1927 film directed by William A. Seiter

The Small Bachelor is a 1927 American silent comedy film directed by William A. Seiter and written by John B. Clymer, Rex Taylor and Walter Anthony. It is based on the 1927 novel The Small Bachelor by P. G. Wodehouse. The film stars Barbara Kent, George Beranger, and William Austin. The film was released on November 6, 1927, by Universal Pictures. Carl Laemmle was the film's presenter.

==Plot==
As described in a film magazine, Finch, a wealthy but bashful young artist, falls in love with Molly Waddington and follows her around for several days without having the courage to speak to her. One day her Pomeranian dog breaks loose from her and Finch rescues him and is invited to her home. There he sees Molly's mother, a socially ambitious matron, laying down the law to her husband because he insists on reading wild west novels and pretends that he is a death-defying cowboy. Molly's mother ejects Finch from the house because she does not think him a suitable match for her daughter, preferring instead that Molly pay attention to Algernon Chubb, a worthless young peer seeking a rich marriage. Finch prevails upon his good friend J. Hamilton Beamish, an efficiency expert, to smooth the path for him. Beamish impresses upon him the futility of love but goes with him to the Waddington household and explains that Finch is not a fortune hunter. Mrs. Waddington grudging consents to the wedding, but immediately plans with Chubb to break it up. The day of the wedding arrives and, just as the ceremony is about to be performed, a notorious woman named Fanny steps up and claims that Finch is her husband. Molly calls off the wedding and goes to her room in tears. Finch returns to his roof garden bungalow where he finds Fanny, who tells him that she is really engaged to his valet Mullett and had broken up the wedding at the instigation of Mrs. Waddington. Meanwhile, Beamish, who has fallen in love with Molly's friend Eulalia, manages to explain to Molly his suspicion that some type of scheme had occurred, and she goes to the bungalow to get the low down. Mrs.
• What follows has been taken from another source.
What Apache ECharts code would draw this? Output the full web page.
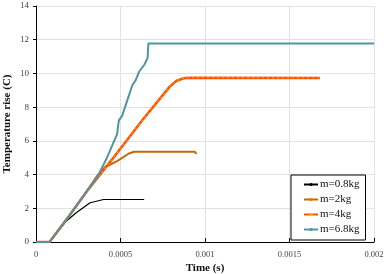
<!DOCTYPE html>
<html>
<head>
<meta charset="utf-8">
<script src="https://cdn.jsdelivr.net/npm/echarts@6/dist/echarts.min.js"></script>
<style>
  html, body { margin: 0; padding: 0; background: #fff; }
  #main { width: 389px; height: 274px; }
</style>
</head>
<body>
<div id="main"></div>
<script>
// time (s) and temperature rise (C) per mass
var t08 = [0, 0.00008, 0.00018, 0.00024, 0.00032, 0.0004, 0.00064];
var T08 = [0, 0, 1.25, 1.75, 2.33, 2.52, 2.52];

var t2 = [0, 0.00008, 0.0002, 0.0003, 0.00036, 0.00041, 0.00048, 0.00055, 0.00058, 0.00094, 0.00095];
var T2 = [0, 0, 1.6, 3.0, 3.9, 4.45, 4.8, 5.25, 5.35, 5.35, 5.22];

var t4 = [0, 0.00008, 0.0002, 0.0003, 0.00045, 0.00063, 0.00079, 0.00083, 0.00087, 0.0009, 0.00168];
var T4 = [0, 0, 1.6, 3.0, 4.9, 7.24, 9.2, 9.55, 9.7, 9.75, 9.73];

var t68 = [0, 0.00008, 0.0002, 0.0003, 0.00036, 0.00042, 0.00048, 0.00049, 0.00051, 0.00054, 0.00057, 0.00059, 0.00061, 0.00064, 0.00066, 0.000665, 0.002];
var T68 = [0, 0, 1.6, 3.0, 3.8, 5.0, 6.4, 7.2, 7.5, 8.4, 9.3, 9.6, 10.1, 10.5, 10.9, 11.78, 11.78];

var names = ['m=0.8kg', 'm=2kg', 'm=4kg', 'm=6.8kg'];
var xTicks = ['0', '0.0005', '0.001', '0.0015', '0.002'];

function pairs(xs, ys) {
  return xs.map(function (x, i) { return [x, ys[i]]; });
}

var font = 'Liberation Serif';
var chart = echarts.init(document.getElementById('main'), null, { renderer: 'canvas' });

var option = {
  animation: false,
  grid: { left: 36, right: 15, top: 6, bottom: 32, containLabel: false, outerBoundsMode: 'none' },
  legend: {
    data: names,
    orient: 'vertical',
    left: 291,
    top: 175,
    padding: [4, 6, 5, 12],
    itemGap: 4,
    itemWidth: 14,
    itemHeight: 4,
    backgroundColor: '#fff',
    borderColor: '#000',
    borderWidth: 1,
    textStyle: { fontFamily: font, fontSize: 11, color: '#111', padding: [0, 0, 0, -3] }
  },
  xAxis: {
    type: 'value',
    min: 0,
    max: 0.002,
    interval: 0.0005,
    name: 'Time (s)',
    nameLocation: 'middle',
    nameGap: 21,
    nameMoveOverlap: false,
    nameTextStyle: { fontFamily: font, fontSize: 11, fontWeight: 'bold', color: '#111' },
    axisLine: { lineStyle: { color: '#000', width: 1 } },
    axisTick: { inside: true, length: 4, lineStyle: { color: '#000' } },
    axisLabel: {
      fontFamily: font, fontSize: 8.5, color: '#444', margin: 8,
      formatter: function (v) { return xTicks[Math.round(v / 0.0005)]; }
    },
    splitLine: { show: true, lineStyle: { color: '#e2e2e2', width: 1 } }
  },
  yAxis: {
    type: 'value',
    min: 0,
    max: 14,
    interval: 2,
    name: 'Temperature rise (C)',
    nameLocation: 'middle',
    nameGap: 23,
    nameMoveOverlap: false,
    nameTextStyle: { fontFamily: font, fontSize: 11, fontWeight: 'bold', color: '#111' },
    axisLine: { show: true, lineStyle: { color: '#000', width: 1 } },
    axisTick: { show: true, inside: false, length: 3, lineStyle: { color: '#000' } },
    axisLabel: { fontFamily: font, fontSize: 9, color: '#444', margin: 7 },
    splitLine: { show: true, lineStyle: { color: '#e2e2e2', width: 1 } }
  },
  series: [
    {
      name: names[0], type: 'line', data: pairs(t08, T08),
      showSymbol: false, symbol: 'none',
      lineStyle: { color: '#000', width: 1.2 }, itemStyle: { color: '#000' }
    },
    {
      name: names[1], type: 'line', data: pairs(t2, T2),
      showSymbol: false, symbol: 'circle', symbolSize: 3,
      lineStyle: { color: '#c8640a', width: 2 }, itemStyle: { color: '#e07a10' }
    },
    {
      name: names[2], type: 'line', data: pairs(t4, T4),
      showSymbol: false, symbol: 'circle', symbolSize: 3,
      lineStyle: { color: '#ff5000', width: 2.5 }, itemStyle: { color: '#ffb000' }
    },
    {
      name: 'm4dots', type: 'line', data: pairs(t4, T4),
      showSymbol: false, symbol: 'none', silent: true,
      lineStyle: { color: '#ffb300', width: 1, type: [2, 3] }
    },
    {
      name: names[3], type: 'line', data: pairs(t68, T68),
      showSymbol: false, symbol: 'circle', symbolSize: 2,
      lineStyle: { color: '#4f96a0', width: 2 }, itemStyle: { color: '#4f96a0' }
    }
  ]
};
chart.setOption(option);
</script>
</body>
</html>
Waddington and Chubb leave for the rooftop in hopes of getting more evidence on Finch. Molly and Finch meet, make up, and prepare to elope, so Molly returns home to pack. Finch goes to a nearby cabaret to get a belated dinner, but the place is raided by the police. Finch his officer Garroway in the eye and then climbs a fire escape to his apartment with the officer behind him. In a number of mix-ups, the officer first finds Mrs. Waddington and Chubb in a compromising situation, then Beamish and Eulalia, and finally Molly and Finch. Old Waddington, hitherto dominated by his wife, holds the compromising situation over her and forces her to keep her mouth shut. Molly makes her own choice and finally marries Finch.

==Preservation==
A print of The Small Bachelor exists and has been screened in 2025 at the Kennington Bioscope.